After scathing comments from the judge, former nonprofit CEO Bill Davis was sentenced Friday to four years in federal prison for misspending hundreds of thousands of dollars intended to help low-income people.
Davis, 66, the longtime head of Community Action of Minneapolis (CAM), pleaded guilty in June to 16 counts of theft and fraud. He admitted to using more than $800,000 of the nonprofit's money on lavish trips with girlfriends, cars and other personal items. He will have to pay restitution while in prison in Duluth and after his release.
Davis said his poor personal judgment was made on emotional grounds. But U.S. District Judge Patrick Schiltz replied that Davis was the most audacious of the dozens of fraudsters he has sentenced over the years.
"This was not a momentary lapse of judgment," Schiltz said. "Stealing became a way of living."
Community Action was a nonprofit formed to provide energy and heating assistance and other services to low-income residents. Davis ran the organization for more than two decades until a state audit uncovered his personal use of the organization's funds. More than 50 employees lost their jobs, several of whom gave emotional victim impact statements against Davis on Friday. "All the good work done by CAM is wiped out," said Bonnie Johnson, who worked for the organization for 30 years. "In a meeting shortly after we were shut down, Davis referred to us a collateral damage," she said. "I'm a person."
Federal prosecutors said in court filings that Davis had treated the agency's bank account as his "personal piggy bank." Between 2009 and 2014, he racked up an average of $4,000 to $6,000 a month on the organization's credit card. He paid for vacations for himself and for "five different girlfriends to locations like Las Vegas, Niagara Falls, the Bahamas, Phoenix and Key West," court documents said.
Davis admitted to using the nonprofit's money on a trip to the Bahamas with his fiancée, Patricia Banks, in January 2012. Davis claimed that the trip was connected with a Ben & Jerry's ice cream shop that Community Action ran near the University of Minnesota, though the shop had closed in 2010. He also admitted to buying a car for personal use with Community Action funds and seeking authorization from his board afterward.
Davis was charged after a Department of Human Services audit found that the nonprofit organization had spent at least $800,000 between 2011 and 2013 for a variety of unauthorized purchases and activities, including a car loan for Davis, travel and golf outings.
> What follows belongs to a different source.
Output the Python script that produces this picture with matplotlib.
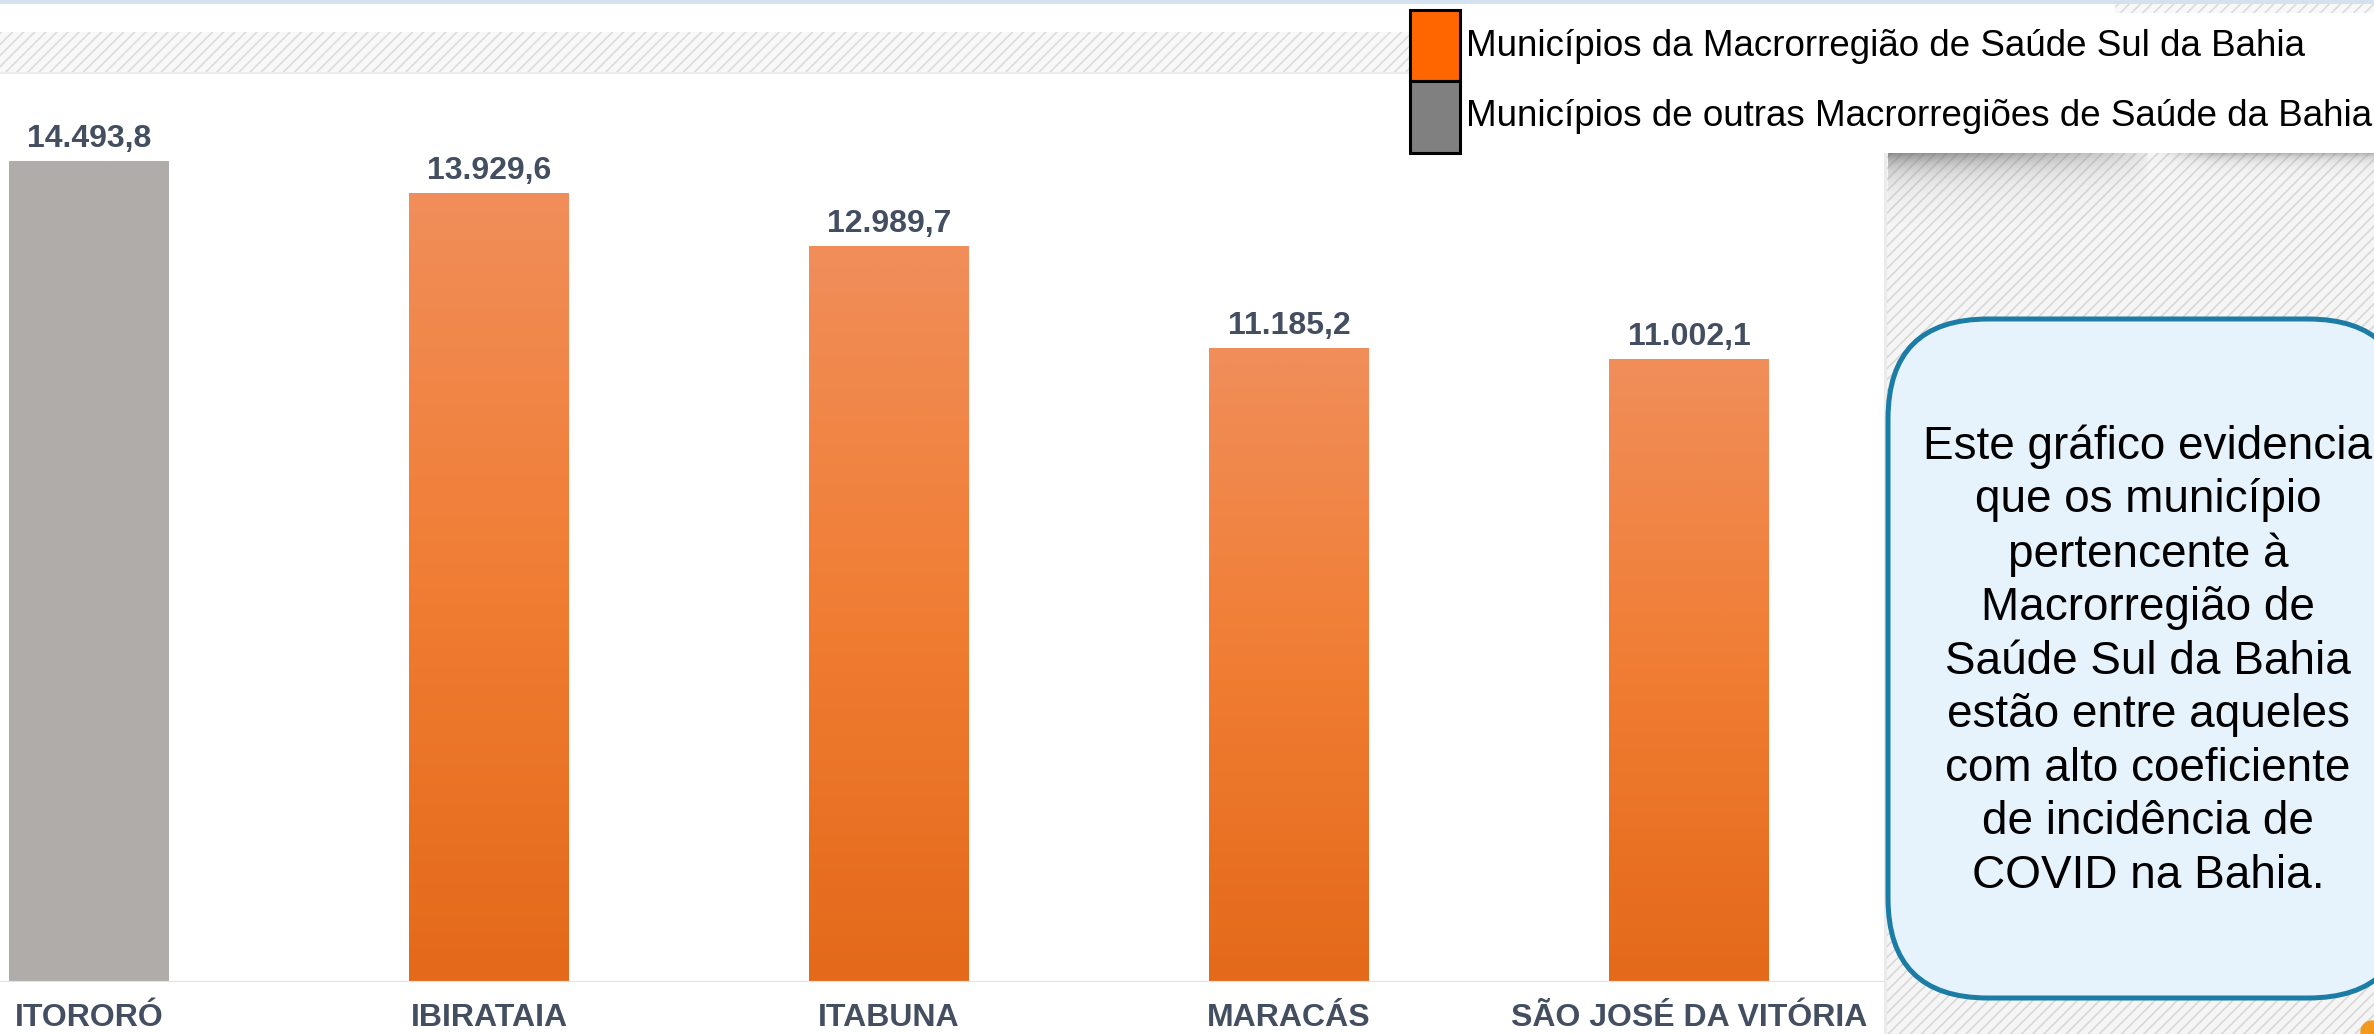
import matplotlib
matplotlib.use("Agg")
import matplotlib.pyplot as plt
import numpy as np
from matplotlib.patches import Rectangle, FancyBboxPatch, Circle
from matplotlib.colors import LinearSegmentedColormap

# data
municipios = ["ITORORÓ", "IBIRATAIA", "ITABUNA", "MARACÁS", "SÃO JOSÉ DA VITÓRIA"]
incidencia = [14493.8, 13929.6, 12989.7, 11185.2, 11002.1]
sul_da_bahia = [False, True, True, True, True]

legend_labels = [
    "Municípios da Macrorregião de Saúde Sul da Bahia",
    "Municípios de outras Macrorregiões de Saúde da Bahia",
]
nota = ("Este gráfico evidencia\nque os município\npertencente à\nMacrorregião de\n"
        "Saúde Sul da Bahia\nestão entre aqueles\ncom alto coeficiente\n"
        "de incidência de\nCOVID na Bahia.")

W, H = 2374, 1034
plt.rcParams["font.family"] = ["Liberation Sans", "DejaVu Sans"]
plt.rcParams["hatch.linewidth"] = 1.2
plt.rcParams["hatch.color"] = "#d8d8d8"

LABEL_COLOR = "#434e60"
ORANGE_TOP = "#f08e5a"
ORANGE_BOT = "#e4691a"
GREY = "#afacaa"


def fmt_br(v):
    s = f"{v:,.1f}"
    return s.replace(",", "X").replace(".", ",").replace("X", ".")


fig = plt.figure(figsize=(W / 100, H / 100), dpi=100, facecolor="white")

# main bar chart
ax = fig.add_axes([0, 52 / H, 1886 / W, 902 / H], zorder=0)
ax.set_facecolor("white")
x = np.arange(len(municipios))
colors = [ORANGE_BOT if s else GREY for s in sul_da_bahia]
bars = ax.bar(x, incidencia, width=0.4, color=colors, lw=0)
ax.set_xlim(-89 / 400, (1886 - 89) / 400)
ax.set_ylim(0, 902 / 0.05665)

cmap = LinearSegmentedColormap.from_list("laranja", [ORANGE_BOT, "#f07d33", ORANGE_TOP])
grad = np.linspace(0, 1, 256).reshape(-1, 1)
for b, s in zip(bars, sul_da_bahia):
    if not s:
        continue
    x0, w, h = b.get_x(), b.get_width(), b.get_height()
    im = ax.imshow(grad, cmap=cmap, origin="lower", aspect="auto",
                   extent=(x0, x0 + w, 0, h), zorder=2)
    im.set_clip_path(b)

ax.axhline(0, color="#e2e2e2", lw=1.6, zorder=3)

for xi, v in zip(x, incidencia):
    ax.annotate(fmt_br(v), xy=(xi, v), xytext=(0, 10), textcoords="offset points",
                ha="center", va="baseline", fontsize=23, fontweight="bold",
                color=LABEL_COLOR)
    ax.annotate(municipios[xi], xy=(xi, 0), xytext=(0, -31.5), textcoords="offset points",
                ha="center", va="baseline", fontsize=23, fontweight="bold",
                color=LABEL_COLOR, annotation_clip=False)

ax.set_xticks([])
ax.set_yticks([])
for sp in ax.spines.values():
    sp.set_visible(False)

# decoration layer in pixel coordinates, above the chart
bg = fig.add_axes([0, 0, 1, 1], zorder=1)
bg.set_xlim(0, W)
bg.set_ylim(H, 0)
bg.axis("off")

bg.add_patch(Rectangle((0, 0), W, 4, color="#d3e2ee", lw=0))
bg.add_patch(Rectangle((0, 32), 1410, 41, facecolor="#f8f8f8", edgecolor="#dcdcdc",
                       hatch="///", lw=0))
bg.add_patch(Rectangle((0, 72), 1410, 2, color="#ececec", lw=0))
bg.add_patch(Rectangle((2115, 4), W - 2115, 9, facecolor="#f8f8f8", edgecolor="#dcdcdc",
                       hatch="///", lw=0))
bg.add_patch(Rectangle((1886, 153), W - 1886, H - 153, facecolor="#f5f5f5",
                       edgecolor="#d8d8d8", hatch="///", lw=0))
bg.add_patch(Rectangle((1884, 153), 3, H - 153, color="#ebebeb", lw=0))

# curled-page shadows under the legend
yy, xx = np.mgrid[0:70, 0:260]
a1 = np.exp(-yy / 16.0) * np.clip(1 - xx / 260.0, 0, 1) ** 0.5 * 0.75
sh1 = np.zeros((70, 260, 4))
sh1[..., :3] = 0.42
sh1[..., 3] = a1
bg.imshow(sh1, extent=(1888, 2148, 223, 153), aspect="auto", zorder=1)
yy2, xx2 = np.mgrid[0:24, 0:220]
a2 = np.exp(-yy2 / 6.0) * np.clip(xx2 / 60.0, 0, 1) * 0.45
sh2 = np.zeros((24, 220, 4))
sh2[..., :3] = 0.42
sh2[..., 3] = a2
bg.imshow(sh2, extent=(2154, 2374, 177, 153), aspect="auto", zorder=1)

# rounded note box
box = FancyBboxPatch((1888, 319), 520, 679, boxstyle="round,pad=0,rounding_size=100",
                     facecolor="#e6f3fd", edgecolor="#1b7ca6", lw=3.6, zorder=3)
bg.add_patch(box)
bg.text(2148, 661, nota, ha="center", va="center", fontsize=33, linespacing=1.28,
        color="black", zorder=4)

# legend
bg.add_patch(Rectangle((1410, 10), 50, 71, facecolor="#ff6600", edgecolor="black", lw=2.2, zorder=3))
bg.add_patch(Rectangle((1410, 81), 50, 72, facecolor="#808080", edgecolor="black", lw=2.2, zorder=3))
bg.text(1466, 47, legend_labels[0], fontsize=26.5, va="center", ha="left", zorder=4)
bg.text(1466, 116, legend_labels[1], fontsize=26.5, va="center", ha="left", zorder=4)

bg.add_patch(Circle((2372, 1032), 11, color="#f39a1e", zorder=2))

fig.savefig("out.png", dpi=100, facecolor="white")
After the Star Tribune reported the audit in 2014, the state raided the organization's offices, confiscated documents and then shut it down.
Davis was suspended, and several high-profile DFLers resigned from the board, including U.S. Rep. Keith Ellison, state Sen. Jeff Hayden and several Minneapolis City Council members.
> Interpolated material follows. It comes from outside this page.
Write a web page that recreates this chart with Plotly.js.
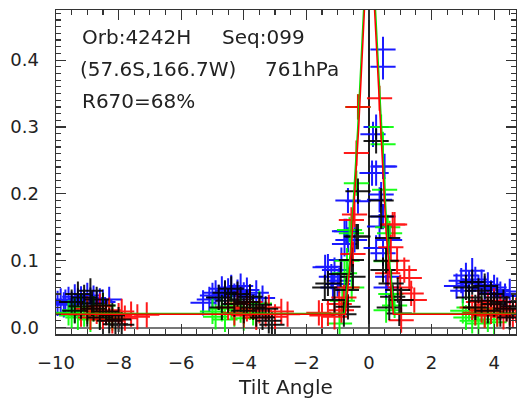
<!DOCTYPE html>
<html>
<head>
<meta charset="utf-8">
<script src="https://cdn.plot.ly/plotly-3.0.1.min.js"></script>
<style>html,body{margin:0;padding:0;background:#fff;}#chart{width:517px;height:406px;}</style>
</head>
<body>
<div id="chart"></div>
<script>
// ---- data ----
const blueX = [-9.95,-9.85,-9.75,-9.7,-9.6,-9.5,-9.4,-9.3,-9.2,-9.1,-9.0,-8.9,-8.8,-8.7,-8.6,-8.5,-8.3,
  -5.3,-5.1,-5.0,-4.9,-4.8,-4.7,-4.6,-4.5,-4.4,-4.3,-4.2,-4.1,-4.0,-3.9,-3.8,-3.6,-3.4,
  -1.4,-1.31,-1.2,-1.15,-1.1,-1.0,-0.95,-0.88,-0.78,-0.78,-0.72,-0.67,-0.67,-0.46,-0.35,
  0.45,0.45,0.23,0.13,0.45,0.23,0.1,0.5,0.34,0.39,0.45,0.66,0.34,0.23,0.45,0.6,0.55,
  2.8,2.95,3.0,3.1,3.2,3.3,3.4,3.5,3.6,3.7,3.8,3.9,4.0,4.1,4.2,4.35,4.5];
const blueY = [0.036,0.040,0.034,0.038,0.042,0.035,0.046,0.040,0.043,0.038,0.048,0.041,0.044,0.036,0.040,0.038,0.042,
  0.037,0.042,0.048,0.052,0.045,0.058,0.050,0.055,0.060,0.047,0.053,0.062,0.049,0.056,0.045,0.052,0.044,
  0.090,0.091,0.076,0.060,0.086,0.065,0.070,0.101,0.125,0.144,0.144,0.131,0.190,0.131,0.189,
  0.416,0.390,0.300,0.289,0.241,0.231,0.231,0.241,0.191,0.199,0.166,0.131,0.151,0.119,0.111,0.076,0.060,
  0.062,0.070,0.055,0.078,0.066,0.085,0.072,0.060,0.068,0.058,0.064,0.052,0.060,0.056,0.050,0.047,0.054];

const greenX = [-9.6,-9.5,-9.4,-9.3,-9.2,-9.1,-9.0,-8.9,-8.8,-8.6,-8.5,-8.3,-8.2,
  -5.0,-4.9,-4.7,-4.6,-4.4,-4.3,-4.1,-4.0,-3.8,-3.7,-3.5,
  -0.35,-0.4,-0.62,-0.56,-0.78,-0.94,-0.7,-0.55,-0.85,
  0.39,0.45,0.5,0.66,0.55,0.82,0.55,0.6,0.7,
  3.0,3.1,3.2,3.3,3.4,3.5,3.6,3.7,3.8,3.9,4.0,4.1];
const greenY = [0.022,0.018,0.026,0.015,0.030,0.020,0.024,0.012,0.028,0.018,0.033,0.022,0.014,
  0.024,0.016,0.028,0.012,0.032,0.020,0.026,0.014,0.030,0.022,0.036,
  0.330,0.216,0.146,0.141,0.081,0.006,0.100,0.060,0.040,
  0.300,0.274,0.206,0.141,0.099,0.033,0.026,0.150,0.050,
  0.025,0.015,0.030,0.010,0.022,0.006,0.028,0.018,0.012,0.024,0.008,0.020];

const redX = [-9.2,-9.0,-8.9,-8.7,-8.6,-8.5,-8.4,-8.3,-8.2,-8.0,-7.9,-7.8,-7.6,-7.4,-7.1,
  -4.5,-4.3,-4.2,-4.0,-3.9,-3.8,-3.6,-3.5,-3.3,-3.2,-3.0,-2.8,-2.6,
  -1.6,-1.5,-1.31,-1.1,-0.88,-0.95,-0.56,-0.46,-0.4,-0.35,-0.51,-0.7,-0.8,
  0.34,0.76,0.82,1.13,1.29,1.35,1.45,0.6,1.03,0.9,0.7,1.0,
  3.3,3.4,3.5,3.6,3.7,3.8,3.9,4.0,4.1,4.2,4.3,4.4,4.5,4.6,4.7];
const redY = [0.020,0.028,0.015,0.024,0.032,0.012,0.022,0.026,0.010,0.018,0.024,0.014,0.020,0.016,0.019,
  0.030,0.022,0.036,0.018,0.028,0.038,0.015,0.025,0.020,0.030,0.016,0.024,0.020,
  0.022,0.018,0.021,0.016,0.026,0.035,0.161,0.169,0.261,0.330,0.110,0.060,0.045,
  0.343,0.154,0.154,0.086,0.074,0.051,0.041,0.081,0.011,0.100,0.120,0.060,
  0.030,0.022,0.038,0.026,0.018,0.034,0.024,0.040,0.020,0.030,0.016,0.028,0.022,0.018,0.026];

const blackX = [-9.5,-9.4,-9.3,-9.2,-9.1,-9.0,-8.9,-8.85,-8.8,-8.7,-8.6,-8.5,-8.4,-8.3,-8.2,-8.1,-8.0,-7.9,
  -4.8,-4.7,-4.6,-4.5,-4.4,-4.3,-4.2,-4.1,-4.0,-3.9,-3.8,-3.7,-3.6,-3.5,-3.4,-3.3,-3.2,-3.1,
  -1.41,-1.31,-1.1,-0.72,-0.67,-0.56,-0.51,-0.4,-0.35,-0.35,-0.9,-0.8,
  0.23,0.39,0.39,0.6,0.45,0.71,0.92,1.03,0.97,0.76,0.55,0.65,
  3.1,3.2,3.3,3.4,3.5,3.6,3.7,3.8,3.9,4.0,4.1,4.2,4.3,4.4,4.5,4.6];
const blackY = [0.038,0.025,0.050,0.032,0.045,0.020,0.055,0.036,0.028,0.042,0.015,0.033,0.024,0.010,0.018,0.005,0.012,0.004,
  0.045,0.030,0.052,0.040,0.058,0.035,0.050,0.042,0.025,0.038,0.046,0.030,0.020,0.034,0.015,0.028,0.010,0.004,
  0.060,0.066,0.041,0.056,0.031,0.101,0.076,0.136,0.204,0.136,0.080,0.020,
  0.279,0.190,0.166,0.134,0.086,0.066,0.056,0.041,0.021,0.046,0.100,0.030,
  0.060,0.045,0.068,0.030,0.055,0.040,0.062,0.025,0.050,0.035,0.045,0.020,0.038,0.028,0.015,0.032];

// fitted curves
const redLineX = [-10, -0.75, -0.57, -0.33, -0.143, 0.02, 0.18, 0.37, 0.55, 0.78, 4.7];
const redLineY = [0.020, 0.020, 0.111, 0.296, 0.475, 0.63, 0.475, 0.296, 0.141, 0.020, 0.020];
const greenLineX = [-10, -0.78, -0.60, -0.36, -0.17, 0.01, 0.21, 0.40, 0.58, 0.81, 4.7];
const greenLineY = [0.021, 0.021, 0.111, 0.296, 0.475, 0.63, 0.475, 0.296, 0.141, 0.021, 0.021];

const textLines = [
  ["Orb:4242H", "Seq:099"],
  ["(57.6S,166.7W)", "761hPa"],
  ["R670=68%"]
];

// ---- drawing ----
const FONT = "DejaVu Sans";
function crosses(x, y, color) {
  return {x: x, y: y, type: 'scatter', mode: 'markers', hoverinfo: 'skip',
    opacity: 0.9,
    marker: {symbol: 'cross-thin-open', size: 18, color: color, line: {color: color, width: 2}}};
}
const traces = [
  crosses(blueX, blueY, 'rgb(0,0,255)'),
  crosses(greenX, greenY, 'rgb(0,255,0)'),
  crosses(redX, redY, 'rgb(255,0,0)'),
  crosses(blackX, blackY, 'rgb(0,0,0)'),
  {x: greenLineX, y: greenLineY, type: 'scatter', mode: 'lines', line: {color: 'rgb(0,230,0)', width: 1.5}},
  {x: redLineX, y: redLineY, type: 'scatter', mode: 'lines', line: {color: 'rgb(255,0,0)', width: 1.5}}
];

// plot area in pixels: x 56..516, y 10..334
const PL = 56, PR = 516, PT = 10, PB = 334;
function px2paperX(p) { return (p - PL) / (PR - PL); }
function px2paperY(p) { return (PB - p) / (PB - PT); }
const lineLeft = [[80, 220], [78, 263], [80]];
const lineMid = [37, 69, 101];
const annotations = [];
textLines.forEach((parts, i) => {
  parts.forEach((t, j) => {
    annotations.push({text: t, xref: 'paper', yref: 'paper',
      x: px2paperX(lineLeft[i][j]), y: px2paperY(lineMid[i]),
      xanchor: 'left', yanchor: 'middle', showarrow: false,
      font: {family: FONT, size: 20, color: '#222'}});
  });
});

const axisCommon = {
  showgrid: false, showline: true, linecolor: '#333', linewidth: 1.5,
  ticks: 'inside', ticklen: 10, tickwidth: 1.2, tickcolor: '#333', mirror: 'allticks',
  tickfont: {family: FONT, size: 18, color: '#222'}
};
const layout = {
  width: 517, height: 406,
  margin: {l: PL, r: 517 - PR, t: PT, b: 406 - PB},
  paper_bgcolor: '#fff', plot_bgcolor: '#fff',
  showlegend: false,
  xaxis: Object.assign({}, axisCommon, {
    range: [-10, 4.7], tick0: 0, dtick: 2, ticklabelstandoff: 12,
    minor: {dtick: 0.5, ticklen: 5, tickwidth: 1.2, tickcolor: '#333', ticks: 'inside'},
    zeroline: true, zerolinecolor: '#222', zerolinewidth: 1.5,
    title: {text: 'Tilt Angle', font: {family: FONT, size: 20, color: '#222'}, standoff: 8}
  }),
  yaxis: Object.assign({}, axisCommon, {
    range: [-0.0097, 0.475], tick0: 0, dtick: 0.1, tickformat: '.1f', ticklabelstandoff: 12,
    minor: {dtick: 0.01, ticklen: 5, tickwidth: 1.2, tickcolor: '#333', ticks: 'inside'},
    zeroline: true, zerolinecolor: '#777', zerolinewidth: 2
  }),
  annotations: annotations
};
Plotly.newPlot('chart', traces, layout, {staticPlot: true, displayModeBar: false});
</script>
</body>
</html>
Davis' son, Jordan, a former Minneapolis police officer, is serving two years in federal prison in a separate but related case for accepting $140,000 in payments over four years from the Ben & Jerry's shop for services that the U.S. attorney's office said he did not perform. Jordan's wife, Jennie, said he tried to quit the business for years, but Bill Davis kept convincing him he needed to stay.
Susan Gaertner, Bill Davis' attorney, said he should be held accountable for his actions, "but let's get him back into the community so he can continue to serve." She cited support letters sent to Schiltz, his work as a civil and human rights leader, his role as a family patriarch and work for the late U.S. Sen. Paul Wellstone.
Davis apologized to his family, friends and public for violating their trust. He said he was a good person who made bad decisions. "This has brought me a level of pain and humiliation," he said. "I will never travel down this path again."
Although four years was the maximum punishment suggested by federal sentencing guidelines, Assistant U.S. Attorney Kimberly Svendsen argued for an upward variation. She said Davis' actions caused the nonprofit's workers to lose their jobs and disrupted the lives of their clients. "What happens when the public sees somebody like Davis taking trips to the Bahamas and having lunch with his cronies?" she asked.
Schiltz told Davis he had no reason to steal because of his $200,000 salary and employment benefits. He added that a sentence longer than four years would have been justified, but he decided to give Davis a break because of his lack of a criminal history, his guilty plea and his previous good works.
Davis declined to comment after the hearing, other than to say "he was still digesting things."